Vladimir Guerrero Jr. (son of Vladimir): His name created almost impossible hype as MLB’s top prospect, but in 2021, Vlad Jr. somehow exceeded it, with a 1.002 OPS and 48 homers.

Dante Bichette (father of Bo): If only the DH was available in the NL while he was mashing for the 1990s Rockies, including his 40-homer campaign in ’95.

Cal Quantrill (son of Paul): For whatever reason, this generation of MLB sons is light on pitching, but Quantrill has broken out since being traded from San Diego to Cleveland in August 2020.

Roger Clemens (father of Kody): Kody, an infielder, took the mound in the Tigers’ blowout loss on Wednesday, in just his 12th MLB game. Let’s just say The Rocket remains the best arm in the family.

Jeremy Peña (son of Geronimo), Bobby Witt Jr. (Bobby), Cavan Biggio (Craig), Robinson Canó (Jose), Adalberto Mondesi (Raul)

Peña and Witt get squeezed out of the lineup by teammates with slightly longer track records, but both have shown immense promise this year. Canó might be done in the Majors but takes a bench spot based on his 2,635 career hits.

Delino DeShields (father of Delino Jr.), Charlie Hayes (Ke’Bryan), Geronimo Peña (Jeremy), Mickey Brantley (Michael), Larry Sheets (Gavin)

DeShields stands out among this group, with his 463 stolen career bases, including six seasons with 40-plus.

Lance McCullers Jr. (son of Lance), Ryan Weathers (David), Jonathan Hernández (Fernando), Derek Rodriguez (Ivan), Hunter Harvey (Bryan)

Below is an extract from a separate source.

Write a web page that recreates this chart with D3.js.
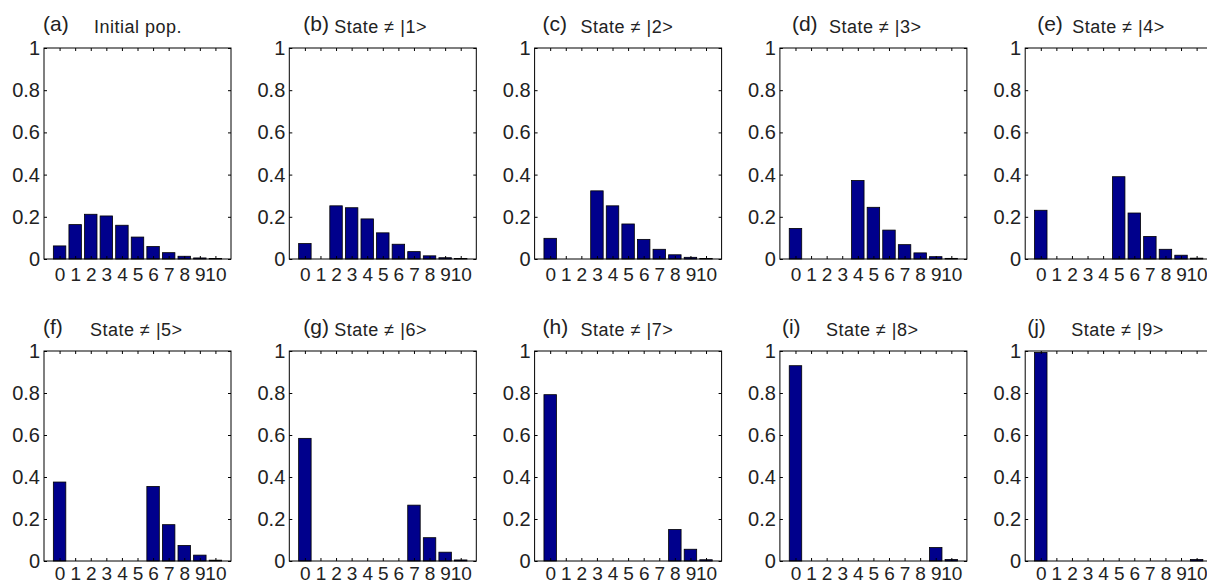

As mentioned, there’s not much pitching depth on this side. However, Lance Jr. is a significant weapon when healthy, which he has not been so far in 2022.

Tom Gordon (father of Dee and Nick), Jeff Shaw (Travis), Steve Bedrosian (Cam), Bryan Harvey (Hunter), Paul Quantrill (Cal)

Depth is not a problem here, as there are more quality arms behind these five. Gordon, Shaw, Bedrosian and Harvey all had more than 150 career saves.

Terry Francona (sound of Tito): With apologies to Aaron Boone and his MLB-leading Yankees, Francona ranks 17th all-time in wins.

John Farrell (father of Luke): His three division titles with the Red Sox included a 2013 World Series championship.